EXERCISE REQUIREMENTS = Line by line, reproduce exactly the beginning of the listing below, ending with the line that contains "5.2, 5.0, 4.7]" and adding nothing.

DATASET EXCERPT =
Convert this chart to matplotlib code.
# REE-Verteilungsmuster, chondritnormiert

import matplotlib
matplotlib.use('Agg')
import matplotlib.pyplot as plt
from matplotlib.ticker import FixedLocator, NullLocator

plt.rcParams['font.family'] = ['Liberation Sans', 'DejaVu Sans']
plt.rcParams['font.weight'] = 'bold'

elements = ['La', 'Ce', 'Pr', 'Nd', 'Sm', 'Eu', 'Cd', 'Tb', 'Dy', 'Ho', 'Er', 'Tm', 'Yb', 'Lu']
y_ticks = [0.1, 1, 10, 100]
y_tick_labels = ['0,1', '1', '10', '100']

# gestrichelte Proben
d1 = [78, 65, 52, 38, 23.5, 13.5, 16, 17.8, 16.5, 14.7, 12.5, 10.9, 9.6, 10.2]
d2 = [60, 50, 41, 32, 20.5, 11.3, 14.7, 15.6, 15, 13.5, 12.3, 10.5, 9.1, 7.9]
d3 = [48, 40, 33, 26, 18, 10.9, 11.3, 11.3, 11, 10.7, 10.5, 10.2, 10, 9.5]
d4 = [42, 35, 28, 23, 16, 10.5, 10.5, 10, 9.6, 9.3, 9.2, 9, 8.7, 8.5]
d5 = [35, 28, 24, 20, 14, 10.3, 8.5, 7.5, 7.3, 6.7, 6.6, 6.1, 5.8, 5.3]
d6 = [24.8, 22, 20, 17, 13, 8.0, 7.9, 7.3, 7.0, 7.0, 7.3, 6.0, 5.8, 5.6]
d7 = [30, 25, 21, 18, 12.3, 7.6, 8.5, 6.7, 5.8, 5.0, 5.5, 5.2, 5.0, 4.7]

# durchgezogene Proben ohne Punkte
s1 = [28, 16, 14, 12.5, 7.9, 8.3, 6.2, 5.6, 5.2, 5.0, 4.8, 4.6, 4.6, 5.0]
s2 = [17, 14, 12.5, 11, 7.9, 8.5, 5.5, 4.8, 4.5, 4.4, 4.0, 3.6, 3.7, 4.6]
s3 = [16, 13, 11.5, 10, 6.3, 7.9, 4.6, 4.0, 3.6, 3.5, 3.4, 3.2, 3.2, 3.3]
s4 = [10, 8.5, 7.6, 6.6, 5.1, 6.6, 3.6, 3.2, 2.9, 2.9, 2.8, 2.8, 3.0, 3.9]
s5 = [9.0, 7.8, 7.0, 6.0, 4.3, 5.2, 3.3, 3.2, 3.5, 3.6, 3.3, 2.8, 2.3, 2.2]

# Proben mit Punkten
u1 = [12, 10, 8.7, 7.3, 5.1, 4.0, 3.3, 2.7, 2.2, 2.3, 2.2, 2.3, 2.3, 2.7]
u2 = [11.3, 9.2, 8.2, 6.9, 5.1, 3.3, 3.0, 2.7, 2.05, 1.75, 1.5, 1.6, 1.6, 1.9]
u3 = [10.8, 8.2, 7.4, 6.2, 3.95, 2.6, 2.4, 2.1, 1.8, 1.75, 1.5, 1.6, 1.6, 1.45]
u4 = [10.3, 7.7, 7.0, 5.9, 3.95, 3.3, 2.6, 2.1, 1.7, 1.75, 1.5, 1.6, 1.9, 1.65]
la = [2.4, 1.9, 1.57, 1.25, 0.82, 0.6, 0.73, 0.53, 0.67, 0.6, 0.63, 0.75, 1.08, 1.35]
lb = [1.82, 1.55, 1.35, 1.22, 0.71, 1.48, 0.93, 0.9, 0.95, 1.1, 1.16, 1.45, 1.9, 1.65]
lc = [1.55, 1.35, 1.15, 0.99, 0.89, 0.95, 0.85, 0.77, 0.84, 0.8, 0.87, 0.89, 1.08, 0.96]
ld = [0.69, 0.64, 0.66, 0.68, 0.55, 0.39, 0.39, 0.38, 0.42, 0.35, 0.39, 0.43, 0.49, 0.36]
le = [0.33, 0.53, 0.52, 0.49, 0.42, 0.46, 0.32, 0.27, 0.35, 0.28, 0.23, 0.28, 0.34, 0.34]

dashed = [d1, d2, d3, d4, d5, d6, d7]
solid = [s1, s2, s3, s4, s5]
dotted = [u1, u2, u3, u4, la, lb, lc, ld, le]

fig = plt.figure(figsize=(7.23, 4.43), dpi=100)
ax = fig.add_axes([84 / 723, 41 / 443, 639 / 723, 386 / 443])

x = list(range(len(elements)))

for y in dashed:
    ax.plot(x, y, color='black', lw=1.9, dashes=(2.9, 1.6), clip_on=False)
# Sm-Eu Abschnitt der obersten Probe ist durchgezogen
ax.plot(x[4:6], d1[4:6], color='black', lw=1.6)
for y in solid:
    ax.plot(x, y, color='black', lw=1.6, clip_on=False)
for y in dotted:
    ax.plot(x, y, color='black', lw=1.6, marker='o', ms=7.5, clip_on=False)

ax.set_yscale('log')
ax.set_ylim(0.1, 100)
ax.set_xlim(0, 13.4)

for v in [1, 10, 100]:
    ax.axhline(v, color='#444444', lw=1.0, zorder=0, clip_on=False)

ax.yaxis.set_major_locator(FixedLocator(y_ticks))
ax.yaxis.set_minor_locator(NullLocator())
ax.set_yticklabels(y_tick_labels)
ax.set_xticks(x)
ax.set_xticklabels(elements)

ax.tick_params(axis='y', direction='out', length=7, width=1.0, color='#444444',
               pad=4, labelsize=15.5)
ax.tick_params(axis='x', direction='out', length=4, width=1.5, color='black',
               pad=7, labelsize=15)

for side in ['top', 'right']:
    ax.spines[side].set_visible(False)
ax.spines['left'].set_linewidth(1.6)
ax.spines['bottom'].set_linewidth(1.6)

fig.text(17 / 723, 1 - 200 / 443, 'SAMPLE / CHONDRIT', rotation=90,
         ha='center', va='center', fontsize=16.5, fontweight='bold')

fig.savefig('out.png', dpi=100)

THE RESPONSE =
Convert this chart to matplotlib code.
# REE-Verteilungsmuster, chondritnormiert

import matplotlib
matplotlib.use('Agg')
import matplotlib.pyplot as plt
from matplotlib.ticker import FixedLocator, NullLocator

plt.rcParams['font.family'] = ['Liberation Sans', 'DejaVu Sans']
plt.rcParams['font.weight'] = 'bold'

elements = ['La', 'Ce', 'Pr', 'Nd', 'Sm', 'Eu', 'Cd', 'Tb', 'Dy', 'Ho', 'Er', 'Tm', 'Yb', 'Lu']
y_ticks = [0.1, 1, 10, 100]
y_tick_labels = ['0,1', '1', '10', '100']

# gestrichelte Proben
d1 = [78, 65, 52, 38, 23.5, 13.5, 16, 17.8, 16.5, 14.7, 12.5, 10.9, 9.6, 10.2]
d2 = [60, 50, 41, 32, 20.5, 11.3, 14.7, 15.6, 15, 13.5, 12.3, 10.5, 9.1, 7.9]
d3 = [48, 40, 33, 26, 18, 10.9, 11.3, 11.3, 11, 10.7, 10.5, 10.2, 10, 9.5]
d4 = [42, 35, 28, 23, 16, 10.5, 10.5, 10, 9.6, 9.3, 9.2, 9, 8.7, 8.5]
d5 = [35, 28, 24, 20, 14, 10.3, 8.5, 7.5, 7.3, 6.7, 6.6, 6.1, 5.8, 5.3]
d6 = [24.8, 22, 20, 17, 13, 8.0, 7.9, 7.3, 7.0, 7.0, 7.3, 6.0, 5.8, 5.6]
d7 = [30, 25, 21, 18, 12.3, 7.6, 8.5, 6.7, 5.8, 5.0, 5.5, 5.2, 5.0, 4.7]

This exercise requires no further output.